Don't worry, this is not another acrimonious entry about that. Back to me being old:

Here are the doleful facts that never fail to terminate my venting session: Finding a Solution for this Lamentable Lifestyle.

  1. I have bills, thus, can't cut back on work.
  2. I need my degree.. so, can't cut back on school.
  3. The thought of slacking and risk losing my pretty 4.0 is a deplorable thought.
  4. Fml.


Well, hm... There is nothing to do in order to cut back, alter, or level out my life without negative implications for my future I am so adamant about having as soon as possible. Nothing that I can contrive anyway. The rare time I am allotted to think about anything other than school and work occurs when I am sleeping. I highly encourage (IE: beg.) for ideas and suggestions. I've already taken a huge positive step by deciding never to marry anything that resembles psychotic …. Catty...sorry, but it is an undeniable stress reliever .

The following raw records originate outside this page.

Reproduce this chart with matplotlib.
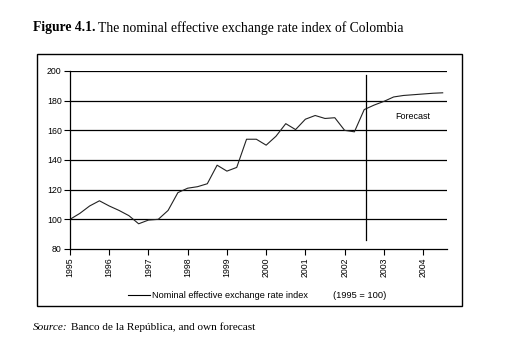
import matplotlib.pyplot as plt
from matplotlib.patches import Rectangle

# Quarterly index values, 1995 = 100
quarters = [1995 + 0.25 * i for i in range(39)]
index_values = [
    100, 104, 109, 112.5, 109, 106, 102.5, 97, 99.5, 100,
    106, 118, 121, 122, 124, 136.5, 132.5, 135, 154, 154,
    150, 156, 164.5, 160.5, 167.5, 170, 168, 168.5, 160, 159,
    174, 177, 179.5, 182.5, 183.5, 184, 184.5, 185, 185.3,
]
forecast_start = 2002.55
year_ticks = list(range(1995, 2005))
y_ticks = [80, 100, 120, 140, 160, 180, 200]

plt.rcParams["font.family"] = ["Liberation Sans", "DejaVu Sans"]

fig = plt.figure(figsize=(5.14, 3.53), dpi=100)
W, H = 514, 353

# outer box around the chart
fig.patches.append(Rectangle((37 / W, 1 - 306 / H), (462 - 37) / W, (306 - 54) / H,
                             transform=fig.transFigure, fill=False,
                             edgecolor="black", linewidth=1.0))

ax = fig.add_axes([70 / W, 1 - 249 / H, (447 - 70) / W, (249 - 71) / H])
ax.plot(quarters, index_values, color="#222222", linewidth=0.8)
ax.set_xlim(1995, 2004.61)
ax.set_ylim(80, 200)
ax.set_yticks(y_ticks)
ax.set_xticks(year_ticks)
ax.set_xticklabels([str(y) for y in year_ticks], rotation=90)
ax.tick_params(axis="both", labelsize=6.3, length=4, width=0.8, pad=2)
for v in y_ticks[1:]:
    ax.axhline(v, color="black", linewidth=0.9, zorder=0)
for s in ["top", "right"]:
    ax.spines[s].set_visible(False)
for s in ["left", "bottom"]:
    ax.spines[s].set_linewidth(0.9)

# forecast divider
ax.plot([forecast_start, forecast_start], [86, 197], color="black", linewidth=0.9,
        clip_on=False)
ax.text(2003.73, 169, "Forecast", fontsize=6.5, ha="center", va="center")

# legend
fig.add_artist(plt.Line2D([128 / W, 150 / W], [1 - 295 / H, 1 - 295 / H],
                          color="black", linewidth=0.8, transform=fig.transFigure))
fig.text(152 / W, 1 - 295 / H, "Nominal effective exchange rate index", fontsize=6.6,
         va="center")
fig.text(333 / W, 1 - 295 / H, "(1995 = 100)", fontsize=6.7, va="center")

# title and source in serif
renderer = fig.canvas.get_renderer()
t1 = fig.text(33 / W, 1 - 28 / H, "Figure 4.1.", fontsize=9.8, fontweight="bold",
              family="Liberation Serif", va="center")
bb = t1.get_window_extent(renderer)
fig.text(bb.x1 / W + 3 / W, 1 - 28 / H, "The nominal effective exchange rate index of Colombia",
         fontsize=9.8, family="Liberation Serif", va="center")
s1 = fig.text(33 / W, 1 - 327 / H, "Source:", fontsize=8.1, style="italic",
              family="Liberation Serif", va="center")
bb = s1.get_window_extent(renderer)
fig.text(bb.x1 / W + 3 / W, 1 - 327 / H, "Banco de la República, and own forecast",
         fontsize=8.1, family="Liberation Serif", va="center")

fig.savefig("out.png", dpi=100)
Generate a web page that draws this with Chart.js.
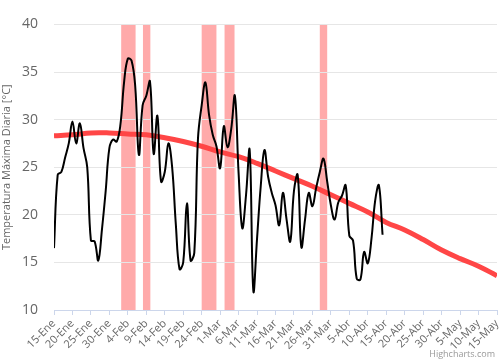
<!DOCTYPE html>
<html>
<head>
<meta charset="utf-8">
<script src="https://cdn.jsdelivr.net/npm/chart.js@4/dist/chart.umd.min.js"></script>
<style>
  body { margin: 0; background: #fff; }
  canvas { display: block; }
</style>
</head>
<body>
<canvas id="tempChart" width="500" height="363"></canvas>
<script>
// tick labels, one every 5 days starting 15-Ene (day 0)
var tickLabels = ['15-Ene', '20-Ene', '25-Ene', '30-Ene', '4-Feb', '9-Feb', '14-Feb', '19-Feb', '24-Feb',
  '1-Mar', '6-Mar', '11-Mar', '16-Mar', '21-Mar', '26-Mar', '31-Mar', '5-Abr', '10-Abr', '15-Abr',
  '20-Abr', '25-Abr', '30-Abr', '5-May', '10-May', '15-May'];

// daily maximum temperature, one value per day from 15-Ene
var maxTemp = [16.5, 24.2, 24.5, 26.0, 27.5, 29.8, 27.5, 29.6, 27.0, 25.0,
  17.3, 17.2, 15.2, 18.5, 22.5, 27.0, 27.9, 27.7, 29.5, 34.0,
  36.4, 36.2, 33.5, 26.3, 31.5, 32.5, 34.0, 26.4, 30.4, 23.5,
  24.5, 27.5, 25.0, 19.0, 14.3, 15.0, 21.2, 15.2, 16.0, 28.0,
  31.5, 33.9, 30.5, 28.4, 27.2, 24.9, 29.3, 27.1, 29.0, 32.5,
  24.4, 18.6, 22.0, 26.8, 12.0, 17.5, 23.0, 26.8, 24.0, 22.3,
  21.0, 18.9, 22.3, 19.5, 17.2, 22.5, 24.2, 16.6, 19.5, 22.3,
  20.9, 22.8, 24.5, 25.9, 23.5, 21.0, 19.5, 21.3, 22.0, 23.1,
  17.8, 17.3, 13.3, 13.2, 16.1, 14.9, 17.5, 21.5, 23.1, 17.9];

// climatological mean, sampled every 5 days
var climDays = [0, 5, 10, 15, 20, 25, 30, 35, 40, 45, 50, 55, 60, 65, 70, 75, 80, 85, 90, 95, 100, 105, 110, 115, 120];
var climTemp = [28.3, 28.4, 28.6, 28.6, 28.5, 28.4, 28.1, 27.7, 27.2, 26.6, 26.1, 25.4, 24.6,
  23.8, 23.0, 22.1, 21.2, 20.3, 19.2, 18.4, 17.4, 16.3, 15.4, 14.6, 13.6];

// highlighted periods (day offsets)
var bandFrom = [18.2, 24.1, 40.0, 46.2, 72.0];
var bandTo   = [22.1, 26.1, 44.0, 48.9, 74.0];

var font = "'Open Sans', 'DejaVu Sans', sans-serif";

var bandsPlugin = {
  id: 'bands',
  beforeDraw: function (chart) {
    var c = chart.ctx, x = chart.scales.x, a = chart.chartArea;
    c.save();
    c.fillStyle = '#ffaaaa';
    for (var i = 0; i < bandFrom.length; i++) {
      var x0 = x.getPixelForValue(bandFrom[i]);
      var x1 = x.getPixelForValue(bandTo[i]);
      c.fillRect(x0, a.top, x1 - x0, a.bottom - a.top);
    }
    c.restore();
  },
  afterDraw: function (chart) {
    var c = chart.ctx;
    c.save();
    c.font = '9px ' + font;
    c.fillStyle = '#999';
    c.textAlign = 'right';
    c.textBaseline = 'alphabetic';
    c.fillText('Highcharts.com', 495, 357);
    c.restore();
  }
};

var ctx = document.getElementById('tempChart').getContext('2d');
var chart = new Chart(ctx, {
  type: 'line',
  data: {
    datasets: [{
      label: 'Máxima',
      data: maxTemp.map(function (v, i) { return { x: i, y: v }; }),
      borderColor: '#000',
      borderWidth: 2,
      pointRadius: 0,
      tension: 0.4,
      order: 0
    }, {
      label: 'Media',
      data: climTemp.map(function (v, i) { return { x: climDays[i], y: v }; }),
      borderColor: '#ff4646',
      borderWidth: 5,
      pointRadius: 0,
      tension: 0.4,
      order: 1
    }]
  },
  options: {
    responsive: false,
    animation: false,
    layout: { padding: { top: 24, right: 3, left: 0, bottom: 0 } },
    plugins: { legend: { display: false }, tooltip: { enabled: false } },
    scales: {
      x: {
        type: 'linear',
        min: 0,
        max: 120,
        afterFit: function (s) { s.height = 53; s.paddingLeft = 0; s.paddingRight = 0; },
        afterBuildTicks: function (s) {
          s.ticks = tickLabels.map(function (t, i) { return { value: i * 5 }; });
        },
        ticks: {
          autoSkip: false,
          minRotation: 45,
          maxRotation: 45,
          padding: 2,
          color: '#666',
          font: { family: font, size: 11 },
          callback: function (v) { return tickLabels[Math.round(v / 5)]; }
        },
        grid: { drawOnChartArea: false, tickLength: 5, color: '#ccd6eb' },
        border: { color: '#ccd6eb' }
      },
      y: {
        min: 10,
        max: 40,
        afterFit: function (s) { s.width = 54; },
        ticks: {
          stepSize: 5,
          padding: 16,
          color: '#666',
          font: { family: font, size: 14 }
        },
        grid: { color: '#e6e6e6', drawTicks: false },
        border: { display: false },
        title: {
          display: true,
          text: 'Temperatura Máxima Diaria [°C]',
          color: '#666',
          font: { family: font, size: 11 },
          padding: { top: 0, bottom: 2 }
        }
      }
    }
  },
  plugins: [bandsPlugin]
});
</script>
</body>
</html>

I need more ideas since I am technically not as old as my loving friends so often remind me that I am. I no longer want to miss out on the ephemeral joys and mishaps twenty somethings experience. I could do without the latter but even with my gracious leniency; “fun” is a fastidious luxury. I miss spontaneity so much, I crave unscheduled, un-timed moments with friends and family. Lugubriously, as it turns out, planning 30-60 minutes of spontaneous fun a month has adverse affects. I miss mere enjoyment without the guilt of unfinished homework assignments chillen' in my mind. I suppose, maybe, that one suggestion my college made about not taking anymore then 2 classes if a student works full time probably should have been considered.

Anna The Overachiever: 1. Anna the once laid back girl without 3 day planners: 0.

I definitely do not want to be like many people my age living without goals and utterly irresponsible. I just don't want to be in a rocking chair knitting blankets for other people's grandkids because I forgot to have children being so busy with everything going on in my life. I don't want to reflect on my youth and realize I spent it over doing it with frivolous productivity. Maybe prolonging graduating by taking 3 classes instead of 5 would be worth it. If it allows for more memories and laughter? It has to be. 

Degrees and paychecks are valuable, sure. 

Friendships, family and relationships? Nothing will ever measure up to that.